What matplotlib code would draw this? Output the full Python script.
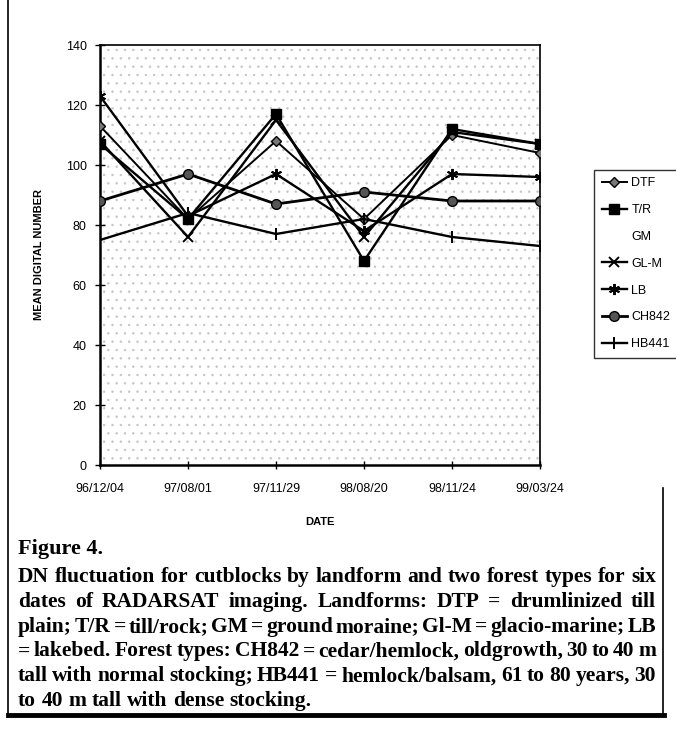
import matplotlib
matplotlib.use("Agg")
import matplotlib.pyplot as plt
from matplotlib.patches import Rectangle
from matplotlib.lines import Line2D

# ---------------- data ----------------
dates = ['96/12/04', '97/08/01', '97/11/29', '98/08/20', '98/11/24', '99/03/24']
dtf = [113, 82, 108, 82, 110, 104]
tr = [107, 82, 117, 68, 112, 107]
gm = []  # not visible in the print
glm = [108, 76, 115, 76, 111, 107]
lb = [123, 83, 97, 78, 97, 96]
ch842 = [88, 97, 87, 91, 88, 88]
hb441 = [75, 84, 77, 82, 76, 73]
y_ticks = [0, 20, 40, 60, 80, 100, 120, 140]

caption_title = "Figure 4."
caption_lines = [
    "DN fluctuation for cutblocks by landform and two forest types for six",
    "dates of RADARSAT imaging. Landforms: DTP = drumlinized till",
    "plain; T/R = till/rock; GM = ground moraine; Gl-M = glacio-marine; LB",
    "= lakebed. Forest types: CH842 = cedar/hemlock, oldgrowth, 30 to 40 m",
    "tall with normal stocking; HB441 = hemlock/balsam, 61 to 80 years, 30",
    "to 40 m tall with dense stocking.",
]

W, H = 676, 730
plt.rcParams['font.family'] = ['Liberation Sans', 'DejaVu Sans']
plt.rcParams['hatch.linewidth'] = 0.5
plt.rcParams['hatch.color'] = '#c0c0c0'

fig = plt.figure(figsize=(W / 100, H / 100), dpi=100)
fig.patch.set_facecolor('white')

def fx(px):
    return px / W

def fy(py):
    return 1 - py / H

ax = fig.add_axes([fx(100), fy(465), fx(540) - fx(100), fy(45) - fy(465)])
ax.set_facecolor('white')
ax.add_patch(Rectangle((0, 0), 1, 1, transform=ax.transAxes, facecolor='white',
                       hatch='..', edgecolor='#c4c4c4', lw=0, zorder=0))

x = list(range(len(dates)))
lw = 1.7
ax.plot(x, dtf, color='black', lw=1.4, marker='D', ms=5, mfc='#777777', mec='black', label='DTF', zorder=4)
ax.plot(x, tr, color='black', lw=lw, marker='s', ms=7, mfc='black', mec='black', label='T/R', zorder=4)
ax.plot(x[:len(gm)], gm, color='white', lw=0.5, label='GM')
ax.plot(x, glm, color='black', lw=lw, marker='x', ms=7, mew=1.4, label='GL-M', zorder=4)
ax.plot(x, lb, color='black', lw=lw, marker=(6, 2, 0), ms=8, mew=1.4, label='LB', zorder=4)
ax.plot(x, ch842, color='black', lw=2.0, marker='o', ms=7, mfc='#555555', mec='black', label='CH842', zorder=4)
ax.plot(x, hb441, color='black', lw=lw, marker='|', ms=9, mew=1.4, label='HB441', zorder=4)

ax.set_xlim(0, len(dates) - 1)
ax.set_ylim(0, 140)
ax.set_yticks(y_ticks)
ax.set_xticks(x)
ax.set_xticklabels(dates, fontsize=9)
ax.tick_params(axis='y', labelsize=9, direction='inout', length=7, width=1, pad=6)
ax.tick_params(axis='x', direction='inout', length=6, width=1, pad=10)
for s in ['left', 'bottom']:
    ax.spines[s].set_linewidth(1.8)
for s in ['top', 'right']:
    ax.spines[s].set_linewidth(1.2)
ax.set_ylabel('MEAN DIGITAL NUMBER', fontsize=8, fontweight='bold', labelpad=16)
ax.set_xlabel('DATE', fontsize=8, fontweight='bold', labelpad=16)

leg = ax.legend(loc='upper left', bbox_to_anchor=(fx(594), fy(170)), bbox_transform=fig.transFigure,
                fontsize=9, frameon=True, fancybox=False, edgecolor='black', handlelength=2.0,
                labelspacing=1.18, borderpad=0.6, handletextpad=0.4, borderaxespad=0)
leg.get_frame().set_linewidth(1.0)

# caption
serif = ['Liberation Serif', 'DejaVu Serif']
fig.text(fx(18), fy(554), caption_title, fontsize=16, fontweight='bold',
         family=serif, ha='left', va='baseline')

renderer = fig.canvas.get_renderer()
x0, x1 = 18, 656
y0, dy = 582, 24.8
cap_font = dict(fontsize=15.5, fontweight='bold', family=serif)
probe_a = fig.text(0, 0, 'a a', **cap_font)
probe_b = fig.text(0, 0, 'aa', **cap_font)
space_w = probe_a.get_window_extent(renderer).width - probe_b.get_window_extent(renderer).width
probe_a.remove()
probe_b.remove()
for i, line in enumerate(caption_lines):
    words = line.split()
    yy = y0 + i * dy
    objs = [fig.text(0, fy(yy), w, ha='left', va='baseline', **cap_font) for w in words]
    widths = [o.get_window_extent(renderer).width for o in objs]
    total = sum(widths)
    if i == len(caption_lines) - 1 or len(words) < 2:
        gap = space_w
    else:
        gap = (x1 - x0 - total) / (len(words) - 1)
    cx = x0
    for o, w in zip(objs, widths):
        o.set_x(fx(cx))
        cx += w + gap

# outer frame
fig.add_artist(Line2D([fx(8), fx(8)], [fy(0), fy(715)], color='black', lw=1.2))
fig.add_artist(Line2D([fx(8), fx(664)], [fy(715), fy(715)], color='black', lw=3.5))
fig.add_artist(Line2D([fx(663), fx(663)], [fy(488), fy(715)], color='black', lw=1.2))

fig.savefig('out.png', dpi=100)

☆ ☆ ☆ ☆ ☆

* **Task objective**: From the first line above to the line containing "y_ticks = [0, 20, 40, 60, 80, 100, 120, 140]", repeat each line exactly. Pictures stay out.

* **Output for this task**:
What matplotlib code would draw this? Output the full Python script.
import matplotlib
matplotlib.use("Agg")
import matplotlib.pyplot as plt
from matplotlib.patches import Rectangle
from matplotlib.lines import Line2D

# ---------------- data ----------------
dates = ['96/12/04', '97/08/01', '97/11/29', '98/08/20', '98/11/24', '99/03/24']
dtf = [113, 82, 108, 82, 110, 104]
tr = [107, 82, 117, 68, 112, 107]
gm = []  # not visible in the print
glm = [108, 76, 115, 76, 111, 107]
lb = [123, 83, 97, 78, 97, 96]
ch842 = [88, 97, 87, 91, 88, 88]
hb441 = [75, 84, 77, 82, 76, 73]
y_ticks = [0, 20, 40, 60, 80, 100, 120, 140]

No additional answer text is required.